I am working on Software Foundations Volume 1 on my own it is its 2019 version by the way, and I have reached to its lesson Inductively Defined Propositions, and there, for almost one month I have been stuck on an exercise re_not_empty expressed like this in Coq (the exercise itself begins at Fixpoint):

Inductive reg_exp {T : Type} : Type :=
| EmptySet
| EmptyStr
| Char (t : T)
| App (r1 r2 : reg_exp)
| Union (r1 r2 : reg_exp)
| Star (r : reg_exp).

Inductive exp_match {T} : list T → reg_exp → Prop :=
| MEmpty : exp_match [] EmptyStr
| MChar x : exp_match [x] (Char x)
| MApp s1 re1 s2 re2 (H1 : exp_match s1 re1) (H2 : exp_match s2 re2) :
exp_match (s1 ++ s2) (App re1 re2)
| MUnionL s1 re1 re2 (H1 : exp_match s1 re1) :
exp_match s1 (Union re1 re2)
| MUnionR re1 s2 re2 (H2 : exp_match s2 re2) :
exp_match s2 (Union re1 re2)
| MStar0 re : exp_match [] (Star re)
| MStarApp s1 s2 re (H1 : exp_match s1 re) (H2 : exp_match s2 (Star re)) :
exp_match (s1 ++ s2) (Star re).

Notation "s =~ re" := (exp_match s re) (at level 80).

Fixpoint re_not_empty {T : Type} (re : @reg_exp T) : bool Admitted.

Lemma re_not_empty_correct : ∀T (re : @reg_exp T),
(∃s, s =~ re) ↔ re_not_empty re = true.


Although I am obliged not to tell anything about solutions but to get help I have to say at least about Fixpoint that is defined like this:

Fixpoint re_not_empty {T : Type} (re : @reg_exp T) : bool :=
match re with
| EmptySet => false
| EmptyStr | Char _ => true
| App re1 re2 => re_not_empty re1 && re_not_empty re2
| Union re1 re2 => re_not_empty re1 || re_not_empty re2
| Star re => re_not_empty re
end.


I could prove the backward case easily. For the forward case I stuck at Star re there is a ∃ s, s =~ Star re in the evidences or context and a ∃ s', s' =~ re in the goals. The most probable thing to pass it is using inversion on that evidence but how to tell Coq with destruct to put s1 ++ s2 instead of s and put the results in the context instead of in the goals?

I was similarly stuck on this problem. I believe your Fixpoint for Star re should just be true. In regular expressions, the empty string is always accepted under star.

• That sounds reasonable, but I'm very tired now. I will check it out tomorrow. Oct 6 '20 at 19:53
• It worked but what about such tactics? Oct 8 '20 at 8:04

Maybe you can consider changing your definition of re_not_empty.

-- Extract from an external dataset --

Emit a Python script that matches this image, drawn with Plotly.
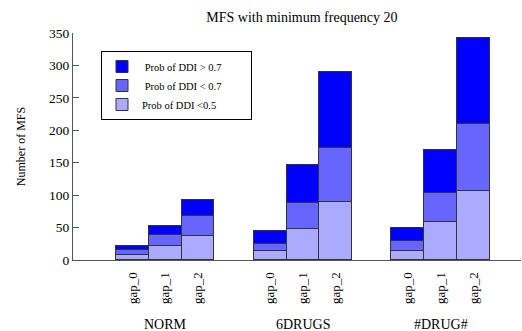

My definition is shown below.

Fixpoint re_not_empty {T : Type} (re : @reg_exp T) : bool :=
match re with
| EmptySet => false
| EmptyStr | Char _ => true
| App re1 re2 => re_not_empty re1 && re_not_empty re2
| Union re1 re2 => re_not_empty re1 || re_not_empty re2
| Star re => true
end.


According to my definition, the s ~= Star re situation can be proved easily.

But the problem is, why does re_not_empty Star re is always true? You can look up the definition of exp_match, then you will find that forall re, [] =~ (Star re). So no matter what exactly re is, even it is EmptySet, there always be a [] to match it.

I was also stuck on this problem for a long time. Wish my answer can help you.